South African tech companies have all the skills and experience to hold their own against the best on the international stage. Traditionally we have been held back by a pervasive mindset that we simply don’t match up to the global players. However, this is changing fast, and the growing confidence of local IT service providers is setting us up for great things in future.
Stephan Pienaar, chief operating officer of Cape Town – based software development company Framework One adds that international clients generally look for a proven track record, with a focus on what we’ve done on scale.
“Despite South Africa often being seen as an immature market, we are easily on par with the best in the world. We’re increasingly seeing international companies investigate South African companies as viable outsourced software development and services suppliers.”
According to the New Computer Technology research report from Business Monitor International, South African IT services sales is set to grow to R38.4bn in 2014, with business process outsourcing services as one of the key drivers.
Pienaar says there are great benefits for their international clients in working with a South African software development company.
“The exchange rate is quite favourable and development is less costly than in more developed markets. Cape Town also has a great pool of top quality developers. Technology solutions enable us to service clients around the world, so the need for face to face contact is minimal as long as the agreed development methodology and process is followed. This also enables us to consistently deliver working software that meets our clients’ expectations.”
He adds that modern tech tools enable constant, seamless communication between their Cape Town office and clients that are located predominantly in Europe. “Cloud based project management tools provide clients with complete transparency on the status of their projects. We also use online source code repositories, mind mapping tools, to-do lists and chat tools such as Skype and Google Hangouts to keep in touch with clients. We are a cloud-based service provider so it’s important that we also adopt the technologies that we offer to clients. And since the services are scalable, we only need to pay for what we use, which keeps costs down.”
There are some challenging aspects to servicing clients in other parts of the world. “In many cases you simply can’t beat local knowledge. For example, the credit check process on a loan application in Ireland is vastly different to that in South Africa, so you need to make sure you collect data and build your knowledge of the regions where you’re doing business. Communication can be a challenge when you’re operating across different time zones and service clients where English is not a first language, but generally we find these to be minor issues. The tools we use provide such transparency that clients are generally comfortable to let us get on with the work.”
Pienaar cautions local tech companies that there is a big threat to their continued success.

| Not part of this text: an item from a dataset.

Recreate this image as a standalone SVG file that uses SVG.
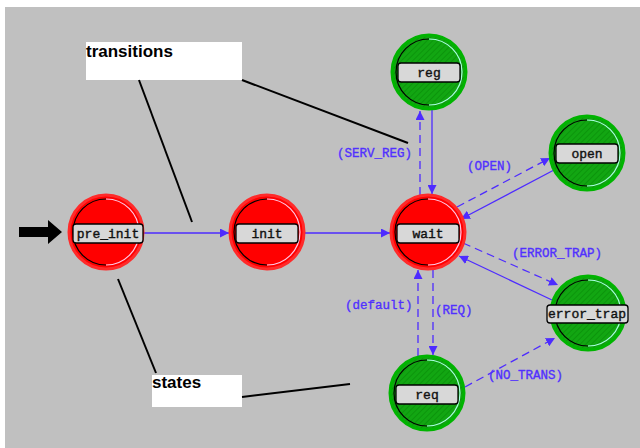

“There’s a massive shortage of developers at the moment. Finding and retaining quality talent is fast becoming our number one concern. Big international players such as Amazon and Google also scoop up a lot of the top developers, so we need to be smart about how we retain staff. Ideally, you want to create an environment where staff can develop and craft their skills. Most modern workers only stay at a company for two to three years, and as an employer you have to make the most of that. Ultimately, passionate and talented developers will make or break our success on the international stage. Put your people first, and make sure you have the proper processes in place to ensure seamless delivery to clients. The rest will follow naturally.”